Re: Introducing Alba, a small framework to simplify Solr plugins development

Posted by Leonardo Foderaro <st...@gmail.com>.
thank you for sharing, it looks like a challenging project.
I'm not sure if alba could be the right tool
but if you want to give it a try for a simple proof-of-concept
I will gladly help you to decide if it can be.
I also agree with Alexandre, I'm not sure if this thread
 is more appropriate here on the dev or on the users list,
eventually we can continue it there.

thanks
leo

On Mon, Sep 14, 2015 at 4:27 PM, Alexandre Rafalovitch <ar...@gmail.com>
wrote:

> On 14 September 2015 at 07:55, Toke Eskildsen <te...@statsbiblioteket.dk>
> wrote:
> > The idea is to introduce named filters, where the construction of the
> > filters themselves is done internally in Solr.
>
> That would be a custom query parser, right? Just thinking out loud.
>
> Regards,
>    Alex.
> P.s. Also, is this conversation suitable for DEV mailing list? Should
> it move to User?
>
> ---------------------------------------------------------------------
> To unsubscribe, e-mail: dev-unsubscribe@lucene.apache.org
> For additional commands, e-mail: dev-help@lucene.apache.org
>
>

Re: Introducing Alba, a small framework to simplify Solr plugins development

Posted by Alexandre Rafalovitch <ar...@gmail.com>.
On 14 September 2015 at 07:55, Toke Eskildsen <te...@statsbiblioteket.dk> wrote:
> The idea is to introduce named filters, where the construction of the
> filters themselves is done internally in Solr.

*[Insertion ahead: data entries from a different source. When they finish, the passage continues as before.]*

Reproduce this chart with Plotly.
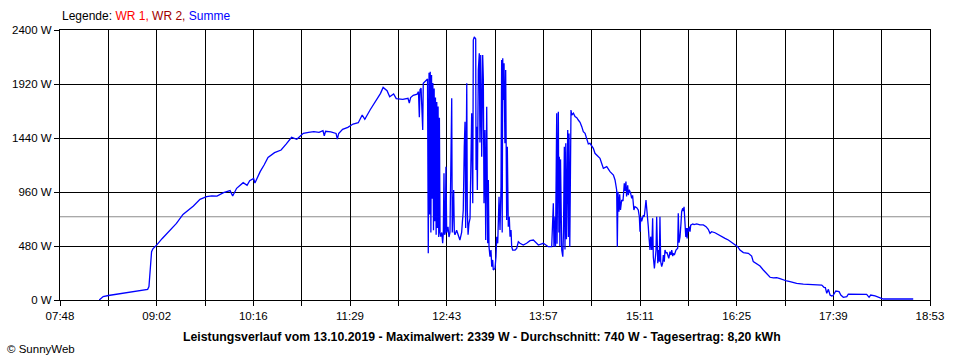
import plotly.graph_objects as go

# ---------------- data ----------------
DATE = "13.10.2019"
MAX_W = 2339
AVG_W = 740
DAY_KWH = "8,20"

TICK_LABELS = ["07:48", "09:02", "10:16", "11:29", "12:43",
               "13:57", "15:11", "16:25", "17:39", "18:53"]
Y_TICKS = [0, 480, 960, 1440, 1920, 2400]

TIMES = [
    "08:18", "08:19", "08:21", "08:25", "08:30", "08:39", "08:47", "08:55", "08:56", "08:57",
    "08:58", "08:59", "09:00", "09:02", "09:06", "09:10", "09:14", "09:17", "09:22", "09:26",
    "09:30", "09:35", "09:40", "09:44", "09:48", "09:53", "09:58", "10:00", "10:03", "10:08",
    "10:11", "10:13", "10:16", "10:17", "10:21", "10:24", "10:27", "10:32", "10:37", "10:41",
    "10:45", "10:49", "10:54", "10:58", "11:02", "11:06", "11:09", "11:10", "11:11", "11:15",
    "11:19", "11:20", "11:21", "11:24", "11:28", "11:32", "11:36", "11:39", "11:41", "11:45",
    "11:49", "11:53", "11:55", "11:58", "12:00", "12:03", "12:05", "12:10", "12:14", "12:15",
    "12:16", "12:18", "12:21", "12:22", "12:22:40", "12:23:10", "12:24", "12:25:15", "12:25:40", "12:27",
    "12:28:20", "12:28:55", "12:29:30", "12:30:05", "12:30:30", "12:31", "12:31:30", "12:32", "12:32:30", "12:33",
    "12:33:30", "12:34", "12:34:30", "12:35", "12:35:30", "12:36", "12:36:30", "12:37", "12:37:30", "12:38",
    "12:38:30", "12:39", "12:39:50", "12:40:30", "12:41", "12:41:30", "12:42", "12:42:30", "12:43", "12:43:35",
    "12:44:35", "12:45:20", "12:46:05", "12:47:25", "12:47:50", "12:48:55", "12:49:25", "12:49:55", "12:51:10", "12:52:25",
    "12:53:40", "12:55", "12:56:15", "12:57", "12:57:35", "12:58:05", "12:58:55", "12:59:20", "12:59:55", "13:00:35",
    "13:01:25", "13:02:40", "13:03:30", "13:03:55", "13:04:40", "13:05:45", "13:06", "13:06:30", "13:07", "13:07:45",
    "13:08:30", "13:09", "13:09:35", "13:10:20", "13:11:05", "13:11:35", "13:12:05", "13:12:50", "13:13:25", "13:14:10",
    "13:14:55", "13:15:25", "13:15:55", "13:16:40", "13:17:25", "13:18", "13:18:45", "13:19:10", "13:20:30", "13:21:15",
    "13:21:50", "13:22:35", "13:23:35", "13:24:20", "13:25:05", "13:25:35", "13:26", "13:26:25", "13:26:50", "13:27:25",
    "13:28:05", "13:28:40", "13:29:25", "13:29:55", "13:30:40", "13:31:25", "13:32", "13:32:45", "13:33:15", "13:34",
    "13:35:50", "13:37:05", "13:38:20", "13:39:35", "13:42:05", "13:44:40", "13:47:15", "13:49:50", "13:51:05", "13:53:40",
    "13:57:25", "14:01:15", "14:03:50", "14:05:05", "14:05:35", "14:06:25", "14:06:45", "14:07:05", "14:07:40", "14:07:55",
    "14:08:55", "14:09:20", "14:09:40", "14:10:05", "14:10:35", "14:11:30", "14:12:20", "14:12:50", "14:13:30", "14:14",
    "14:14:35", "14:15:05", "14:16:05", "14:16:35", "14:17:05", "14:17:40", "14:18:05", "14:18:35", "14:19:10", "14:20:25",
    "14:21:40", "14:23", "14:24:10", "14:25:30", "14:26:50", "14:28", "14:29:20", "14:30:35", "14:31:50", "14:33:05",
    "14:35:40", "14:36:55", "14:40:45", "14:42", "14:43:20", "14:45:55", "14:48:25", "14:51", "14:52:15", "14:53:30",
    "14:54", "14:54:30", "14:55:15", "14:55:50", "14:56:25", "14:57:20", "14:58:20", "14:59:20", "14:59:55", "15:00:35",
    "15:01:05", "15:01:55", "15:02:25", "15:03:05", "15:04:10", "15:05", "15:05:40", "15:06:40", "15:07:30", "15:08:50",
    "15:10", "15:10:50", "15:11:20", "15:11:55", "15:12:35", "15:13:55", "15:14:35", "15:15:25", "15:15:55", "15:16:30",
    "15:17:10", "15:17:40", "15:18:10", "15:19", "15:19:30", "15:20:20", "15:21", "15:21:30", "15:22:20", "15:22:50",
    "15:23:35", "15:24:05", "15:24:55", "15:25:20", "15:26:05", "15:26:35", "15:27:10", "15:27:55", "15:28:40", "15:29:10",
    "15:29:55", "15:30:25", "15:31:10", "15:32", "15:33:20", "15:33:40", "15:34:15", "15:35", "15:35:35", "15:36:20",
    "15:36:50", "15:37:35", "15:38:05", "15:38:50", "15:40:10", "15:40:35", "15:41:10", "15:41:55", "15:42:40", "15:43:10",
    "15:44", "15:44:30", "15:45", "15:45:50", "15:46:20", "15:46:50", "15:47:20", "15:47:55", "15:48:20", "15:49:05",
    "15:49:35", "15:50:05", "15:51:40", "15:52:40", "15:54:40", "15:57:10", "15:59:45", "16:01:50", "16:03:30", "16:04:50",
    "16:06:05", "16:08:40", "16:11:10", "16:13:45", "16:16:20", "16:18:50", "16:21:25", "16:23:55", "16:26", "16:27:45",
    "16:30:20", "16:34:10", "16:36:40", "16:37:55", "16:40:30", "16:43:05", "16:45:35", "16:48:10", "16:50:45", "16:53:15",
    "16:55:50", "16:58:20", "17:00:55", "17:03:30", "17:06", "17:08:30", "17:11:05", "17:16:10", "17:21:15", "17:26:25",
    "17:30:15", "17:32", "17:33", "17:34:05", "17:35:20", "17:36:35", "17:37:55", "17:38:55", "17:41", "17:43:30",
    "17:44:50", "17:46:45", "17:49:25", "17:50:35", "17:54:25", "17:59:30", "18:04:35", "18:06:25", "18:07:40", "18:11",
    "18:14:15", "18:16:05", "18:17:20", "18:40:10",
]

SUM_W = [
    0, 10, 30, 40, 50, 65, 80, 95, 120, 270,
    430, 455, 470, 490, 545, 593, 640, 681, 761, 800,
    835, 895, 918, 925, 924, 954, 972, 924, 993, 1043,
    1019, 1060, 1081, 1040, 1141, 1200, 1268, 1310, 1333, 1387,
    1446, 1428, 1481, 1490, 1496, 1490, 1505, 1460, 1500, 1495,
    1481, 1430, 1480, 1517, 1535, 1564, 1576, 1644, 1606, 1689,
    1763, 1837, 1890, 1861, 1807, 1831, 1790, 1784, 1793, 1750,
    1800, 1820, 1830, 1852, 1624, 1870, 1882, 1511, 1926, 1940,
    1961, 1965, 415, 2020, 760, 2030, 600, 2000, 900, 1930,
    620, 1880, 700, 1800, 580, 1760, 640, 1720, 560, 1620,
    600, 563, 600, 504, 593, 1126, 580, 600, 1185, 600,
    650, 560, 600, 1793, 600, 978, 600, 580, 620, 563,
    533, 600, 800, 1363, 1585, 640, 1926, 800, 580, 680,
    726, 1659, 859, 2311, 2339, 2320, 1156, 1541, 978, 2044,
    2193, 1400, 2177, 1274, 2177, 1970, 859, 1511, 533, 1718,
    504, 1067, 474, 385, 444, 296, 356, 267, 281, 385,
    563, 504, 918, 622, 1007, 2133, 600, 2148, 1778, 2104,
    1393, 2044, 711, 1363, 652, 740, 563, 622, 474, 444,
    444, 459, 518, 504, 489, 504, 527, 533, 518, 489,
    504, 474, 474, 859, 474, 740, 474, 1304, 1659, 500,
    1674, 600, 1274, 480, 1250, 444, 385, 600, 1363, 450,
    1393, 540, 1511, 560, 1480, 474, 1659, 1689, 1644, 1660,
    1630, 1620, 1600, 1580, 1541, 1496, 1481, 1422, 1387, 1393,
    1348, 1304, 1259, 1215, 1170, 1185, 1141, 1111, 1067, 978,
    474, 963, 785, 940, 800, 889, 880, 1037, 970, 1052,
    920, 1020, 933, 980, 950, 904, 930, 800, 830, 820,
    800, 740, 607, 740, 700, 755, 740, 829, 889, 810,
    740, 652, 563, 444, 563, 444, 726, 385, 281, 330,
    444, 740, 326, 444, 340, 740, 340, 296, 330, 400,
    340, 444, 420, 420, 370, 390, 430, 400, 444, 390,
    415, 400, 430, 444, 460, 770, 510, 560, 681, 785,
    815, 790, 829, 711, 560, 640, 548, 640, 607, 652,
    607, 665, 676, 670, 676, 667, 667, 652, 628, 593,
    607, 598, 584, 569, 548, 533, 510, 489, 474, 444,
    421, 415, 391, 341, 320, 302, 267, 237, 202, 196,
    198, 190, 178, 169, 163, 154, 148, 142, 139, 136,
    133, 113, 110, 59, 95, 44, 36, 40, 80, 74,
    44, 24, 30, 53, 53, 53, 50, 24, 44, 36,
    24, 15, 9, 9,
]

assert len(TIMES) == len(SUM_W)


def to_min(s):
    p = [int(v) for v in s.split(":")]
    return p[0] * 60 + p[1] + (p[2] / 60.0 if len(p) > 2 else 0.0)


x_vals = [to_min(t) for t in TIMES]
x0 = to_min(TICK_LABELS[0])
x1 = to_min(TICK_LABELS[-1])

# labelled ticks plus an unlabelled grid line between each pair
n_int = (len(TICK_LABELS) - 1) * 2
tickvals = [x0 + (x1 - x0) * i / n_int for i in range(n_int + 1)]
ticktext = [TICK_LABELS[i // 2] if i % 2 == 0 else "" for i in range(n_int + 1)]

FONT = "Liberation Sans, Arial, sans-serif"

fig = go.Figure()
fig.add_trace(go.Scatter(
    x=x_vals, y=SUM_W, mode="lines",
    line=dict(color="#0000ff", width=1.3),
    hoverinfo="skip", showlegend=False,
))

fig.add_shape(type="line", xref="paper", x0=0, x1=1, yref="y", y0=AVG_W, y1=AVG_W,
              line=dict(color="#8c8c8c", width=1), layer="between")

axis_common = dict(
    showgrid=True, gridcolor="#000000", gridwidth=1,
    ticks="outside", ticklen=5, tickcolor="#000000", tickwidth=1,
    showline=True, linecolor="#000000", linewidth=1, mirror=True,
    zeroline=False,
)

fig.update_xaxes(range=[x0, x1], tickmode="array", tickvals=tickvals, ticktext=ticktext,
                 tickfont=dict(family=FONT, size=11.5, color="#000000"), **axis_common)
fig.update_yaxes(range=[0, Y_TICKS[-1]], tickmode="array", tickvals=Y_TICKS,
                 ticktext=[f"{v} W" for v in Y_TICKS],
                 tickfont=dict(family=FONT, size=11.5, color="#000000"), **axis_common)

fig.add_annotation(
    xref="paper", yref="paper", x=0, y=1.05, xanchor="left", yanchor="middle",
    showarrow=False, font=dict(family=FONT, size=12, color="#000000"),
    text=("Legende: <span style='color:#ff0000'>WR 1, </span>"
          "<span style='color:#a00000'>WR 2, </span>"
          "<span style='color:#0000ff'>Summe</span>"),
)
fig.add_annotation(
    xref="paper", yref="paper", x=0.485, y=-0.137, xanchor="center", yanchor="middle",
    showarrow=False, font=dict(family=FONT, size=12.3, color="#000000"),
    text=(f"<b>Leistungsverlauf vom {DATE} - Maximalwert: {MAX_W} W - "
          f"Durchschnitt: {AVG_W} W - Tagesertrag: {DAY_KWH} kWh</b>"),
)
fig.add_annotation(
    xref="paper", yref="paper", x=-0.0632, y=-0.181, xanchor="left", yanchor="middle",
    showarrow=False, font=dict(family=FONT, size=11.5, color="#000000"),
    text="© SunnyWeb",
)

fig.update_layout(
    width=960, height=360,
    margin=dict(l=60, r=30, t=30, b=60),
    paper_bgcolor="#ffffff", plot_bgcolor="#ffffff",
    showlegend=False,
    font=dict(family=FONT, size=11, color="#000000"),
)

fig.write_html(
    "out.html",
    config={"displayModeBar": False},
    post_script="document.body.style.margin='0';document.body.style.overflow='hidden';",
)
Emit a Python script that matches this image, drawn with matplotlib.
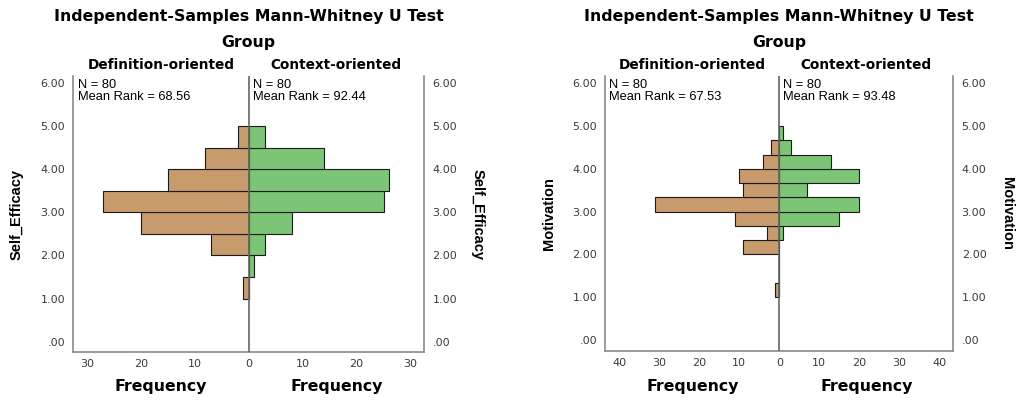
import matplotlib
matplotlib.use("Agg")
import matplotlib.pyplot as plt

# Self_Efficacy histogram (bin width 0.5, lower edges)
se_edges = [1.0, 1.5, 2.0, 2.5, 3.0, 3.5, 4.0, 4.5]
se_def = [1, 0, 7, 20, 27, 15, 8, 2]
se_ctx = [0, 1, 3, 8, 25, 26, 14, 3]
se_rank = (68.56, 92.44)

# Motivation histogram (bin width 1/3, lower edges)
mot_edges = [1.0, 4/3, 5/3, 2.0, 7/3, 8/3, 3.0, 10/3, 11/3, 4.0, 13/3, 14/3]
mot_def = [1, 0, 0, 9, 3, 11, 31, 9, 10, 4, 2, 0]
mot_ctx = [0, 0, 0, 0, 1, 15, 20, 7, 20, 13, 3, 1]
mot_rank = (67.53, 93.48)

n_group = (80, 80)
groups = ["Definition-oriented", "Context-oriented"]
y_ticks = [0, 1, 2, 3, 4, 5, 6]
y_ticklabels = [".00", "1.00", "2.00", "3.00", "4.00", "5.00", "6.00"]

BROWN = "#C89B6C"
GREEN = "#7CC576"
SPINE = "#8a8a8a"
TXT = "#3a3a3a"

W, H = 1019, 401
fig = plt.figure(figsize=(W / 100, H / 100), dpi=100)


def px_axes(x0, y0, x1, y1):
    return fig.add_axes([x0 / W, 1 - y1 / H, (x1 - x0) / W, (y1 - y0) / H])


def ftext(x, y, s, **kw):
    # place text by pixel position (from top-left)
    fig.text(x / W, 1 - y / H, s, ha="center", va="center", **kw)


def panel(ax, x0, x1, edges, bw, left, right, xmax, xticks, ylabel, ranks):
    ax.barh(edges, [-v for v in left], height=bw, align="edge",
            color=BROWN, edgecolor="#1a1a1a", linewidth=0.8, zorder=2)
    ax.barh(edges, right, height=bw, align="edge",
            color=GREEN, edgecolor="#1a1a1a", linewidth=0.8, zorder=2)
    ax.axvline(0, color="#666666", lw=1.2, zorder=3)
    ax.set_xlim(-xmax, xmax)
    ax.set_ylim(-0.25, 6.17)
    for s in ["left", "right", "bottom"]:
        ax.spines[s].set_color(SPINE)
        ax.spines[s].set_linewidth(1.2)
    ax.spines["top"].set_visible(False)

    ax.set_yticks(y_ticks)
    ax.set_yticklabels(y_ticklabels)
    ax.tick_params(axis="y", length=0, pad=6, labelsize=8, labelcolor=TXT,
                   left=True, right=True, labelleft=True, labelright=True)
    ticks = [-t for t in xticks[::-1]] + [0] + xticks
    ax.set_xticks(ticks)
    ax.set_xticklabels([str(abs(t)) for t in ticks])
    ax.tick_params(axis="x", length=0, pad=5, labelsize=8, labelcolor=TXT)

    ax.text(-0.162, 0.5, ylabel, transform=ax.transAxes, rotation=90,
            ha="center", va="center", fontsize=10.5, fontweight="bold",
            family="Liberation Sans")
    ax.text(1.153, 0.5, ylabel, transform=ax.transAxes, rotation=-90,
            ha="center", va="center", fontsize=10.5, fontweight="bold",
            family="Liberation Sans")

    xc = (x0 + x1) / 2
    for i, xpos in enumerate([0.012, 0.512]):
        ax.text(xpos, 0.988, f"N = {n_group[i]}\nMean Rank = {ranks[i]:.2f}",
                transform=ax.transAxes, ha="left", va="top", fontsize=9.3,
                family="Liberation Sans", linespacing=0.92)
        hx = (x0 + xc) / 2 if i == 0 else (xc + x1) / 2
        ftext(hx, 65, groups[i], fontsize=9.8, fontweight="bold")
        ftext(hx, 387, "Frequency", fontsize=11.3, fontweight="bold")

    ftext(xc, 42, "Group", fontsize=11.3, fontweight="bold")
    ftext(xc, 17, "Independent-Samples Mann-Whitney U Test", fontsize=11.3,
          fontweight="bold")


ax1 = px_axes(73.3, 76, 424, 352.3)
panel(ax1, 73.3, 424, se_edges, 0.5, se_def, se_ctx, 32.5, [10, 20, 30],
      "Self_Efficacy", se_rank)

ax2 = px_axes(605.3, 76, 953.3, 350.7)
panel(ax2, 605.3, 953.3, mot_edges, 1 / 3, mot_def, mot_ctx, 43.5,
      [10, 20, 30, 40], "Motivation", mot_rank)

fig.savefig("out.png", dpi=100)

That would be a custom query parser, right? Just thinking out loud.

Regards,
   Alex.
P.s. Also, is this conversation suitable for DEV mailing list? Should
it move to User?

---------------------------------------------------------------------
To unsubscribe, e-mail: dev-unsubscribe@lucene.apache.org
For additional commands, e-mail: dev-help@lucene.apache.org


Re: Introducing Alba, a small framework to simplify Solr plugins development

Posted by Erik Hatcher <er...@gmail.com>.
Toke - this (named filters that can be combined in boolean expressions) sounds like https://issues.apache.org/jira/browse/SOLR-7276 <https://issues.apache.org/jira/browse/SOLR-7276> - whatcha think?

	Erik




> On Sep 14, 2015, at 7:55 AM, Toke Eskildsen <te...@statsbiblioteket.dk> wrote:
> 
> On Mon, 2015-09-14 at 12:34 +0200, Leonardo Foderaro wrote:
> 
>> Should you have any issue or suggestion on how to improve it please
>> let me know. 
> 
> I can explain my planned project, as it seems relevant in a broader
> scope. Maybe you can tell me if such a project fits into your framework?
> 
> 
> We have a SolrCloud setup with billions of documents, with 2-300M
> documents in each shard. We need to define multiple "sub-corpora", with
> a granularity that can be at single-document-level. In Solr-speak that
> could be done with filters. A filter could be (id:1234 OR id:5678),
> which is easy enough. But that does not scale to millions of IDs.
> 
> The idea is to introduce named filters, where the construction of the
> filters themselves is done internally in Solr.
> 
> Creating a filter could be a call with a user-specified name (aka
> filter-ID) and an URL to a filter-setup. The filter-setup would just be
> a list of queries, one on each line
> id:1234
> id:5678
> domain:example.com
> id:7654
> The lines are processed one at a time and each match is OR'ed to the
> named filter being constructed. As this is a streaming process, there is
> not real limit to the size.
> 
> Using a previously constructed named filter would (guessing here) be a
> matter of writing a small alba-annotated class that takes the filter-ID
> as input and returns the corresponding custom-made Filter, which really
> is just a list of docIDs underneath (probably represented as a bitmap).
> 
> 
> - Toke Eskildsen, State and University Library, Denmark
> 
> 
> 
> 
> ---------------------------------------------------------------------
> To unsubscribe, e-mail: dev-unsubscribe@lucene.apache.org
> For additional commands, e-mail: dev-help@lucene.apache.org
> 


Re: Introducing Alba, a small framework to simplify Solr plugins development

Posted by Toke Eskildsen <te...@statsbiblioteket.dk>.
On Mon, 2015-09-14 at 12:34 +0200, Leonardo Foderaro wrote:

> Should you have any issue or suggestion on how to improve it please
> let me know. 

I can explain my planned project, as it seems relevant in a broader
scope. Maybe you can tell me if such a project fits into your framework?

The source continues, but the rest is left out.